■ REQUIRED WORK ■
Nothing after the line with "ax.text(x[i], sample[i] +" belongs in the copy; extract the lines below from the top through that line, pictures left out.

╭─ DATA BLOCK

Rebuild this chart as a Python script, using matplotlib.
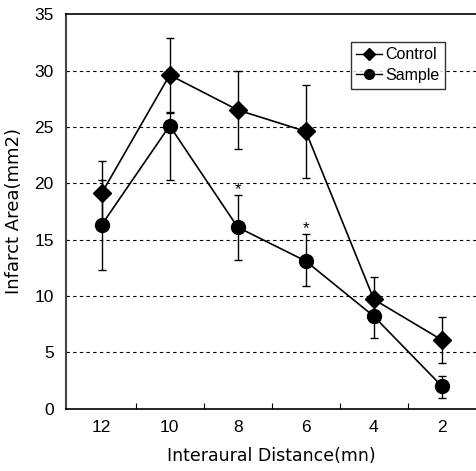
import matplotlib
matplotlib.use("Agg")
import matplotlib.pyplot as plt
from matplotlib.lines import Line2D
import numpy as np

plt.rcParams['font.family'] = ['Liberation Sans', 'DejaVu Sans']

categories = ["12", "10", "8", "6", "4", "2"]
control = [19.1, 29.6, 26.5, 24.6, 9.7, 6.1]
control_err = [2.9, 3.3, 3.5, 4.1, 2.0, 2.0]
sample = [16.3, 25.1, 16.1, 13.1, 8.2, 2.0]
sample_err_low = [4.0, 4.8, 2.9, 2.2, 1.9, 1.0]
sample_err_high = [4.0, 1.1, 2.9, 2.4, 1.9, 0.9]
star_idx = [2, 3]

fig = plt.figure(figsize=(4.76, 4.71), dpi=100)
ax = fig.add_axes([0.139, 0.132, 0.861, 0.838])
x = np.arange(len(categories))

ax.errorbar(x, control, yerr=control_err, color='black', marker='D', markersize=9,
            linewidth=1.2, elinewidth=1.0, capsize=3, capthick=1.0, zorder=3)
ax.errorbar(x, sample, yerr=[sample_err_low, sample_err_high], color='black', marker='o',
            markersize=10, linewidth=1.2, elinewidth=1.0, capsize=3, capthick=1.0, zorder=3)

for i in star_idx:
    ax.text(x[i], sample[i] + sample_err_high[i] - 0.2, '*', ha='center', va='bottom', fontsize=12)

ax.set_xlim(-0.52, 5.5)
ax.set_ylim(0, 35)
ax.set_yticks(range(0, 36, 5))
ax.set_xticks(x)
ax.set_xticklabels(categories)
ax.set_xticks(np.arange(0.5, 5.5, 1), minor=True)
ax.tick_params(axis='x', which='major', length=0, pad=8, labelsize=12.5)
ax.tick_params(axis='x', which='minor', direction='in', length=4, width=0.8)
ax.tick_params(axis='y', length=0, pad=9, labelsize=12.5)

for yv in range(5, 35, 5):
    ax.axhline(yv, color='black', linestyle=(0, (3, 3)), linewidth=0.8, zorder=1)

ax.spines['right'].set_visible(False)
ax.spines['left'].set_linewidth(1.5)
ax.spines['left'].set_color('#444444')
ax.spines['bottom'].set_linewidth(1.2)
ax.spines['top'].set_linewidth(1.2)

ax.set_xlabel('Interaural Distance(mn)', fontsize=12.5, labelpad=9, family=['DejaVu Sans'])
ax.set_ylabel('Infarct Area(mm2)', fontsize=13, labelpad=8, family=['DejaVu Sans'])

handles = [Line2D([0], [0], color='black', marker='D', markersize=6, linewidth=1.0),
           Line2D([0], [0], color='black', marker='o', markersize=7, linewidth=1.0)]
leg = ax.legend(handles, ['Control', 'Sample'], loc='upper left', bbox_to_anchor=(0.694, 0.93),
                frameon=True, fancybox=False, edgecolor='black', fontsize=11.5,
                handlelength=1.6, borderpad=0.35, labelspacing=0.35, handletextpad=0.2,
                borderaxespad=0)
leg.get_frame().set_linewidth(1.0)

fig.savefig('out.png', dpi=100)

╰─

■ ANSWER TO THE PROBLEM ■
Rebuild this chart as a Python script, using matplotlib.
import matplotlib
matplotlib.use("Agg")
import matplotlib.pyplot as plt
from matplotlib.lines import Line2D
import numpy as np

plt.rcParams['font.family'] = ['Liberation Sans', 'DejaVu Sans']

categories = ["12", "10", "8", "6", "4", "2"]
control = [19.1, 29.6, 26.5, 24.6, 9.7, 6.1]
control_err = [2.9, 3.3, 3.5, 4.1, 2.0, 2.0]
sample = [16.3, 25.1, 16.1, 13.1, 8.2, 2.0]
sample_err_low = [4.0, 4.8, 2.9, 2.2, 1.9, 1.0]
sample_err_high = [4.0, 1.1, 2.9, 2.4, 1.9, 0.9]
star_idx = [2, 3]

fig = plt.figure(figsize=(4.76, 4.71), dpi=100)
ax = fig.add_axes([0.139, 0.132, 0.861, 0.838])
x = np.arange(len(categories))

ax.errorbar(x, control, yerr=control_err, color='black', marker='D', markersize=9,
            linewidth=1.2, elinewidth=1.0, capsize=3, capthick=1.0, zorder=3)
ax.errorbar(x, sample, yerr=[sample_err_low, sample_err_high], color='black', marker='o',
            markersize=10, linewidth=1.2, elinewidth=1.0, capsize=3, capthick=1.0, zorder=3)

for i in star_idx:
    ax.text(x[i], sample[i] + sample_err_high[i] - 0.2, '*', ha='center', va='bottom', fontsize=12)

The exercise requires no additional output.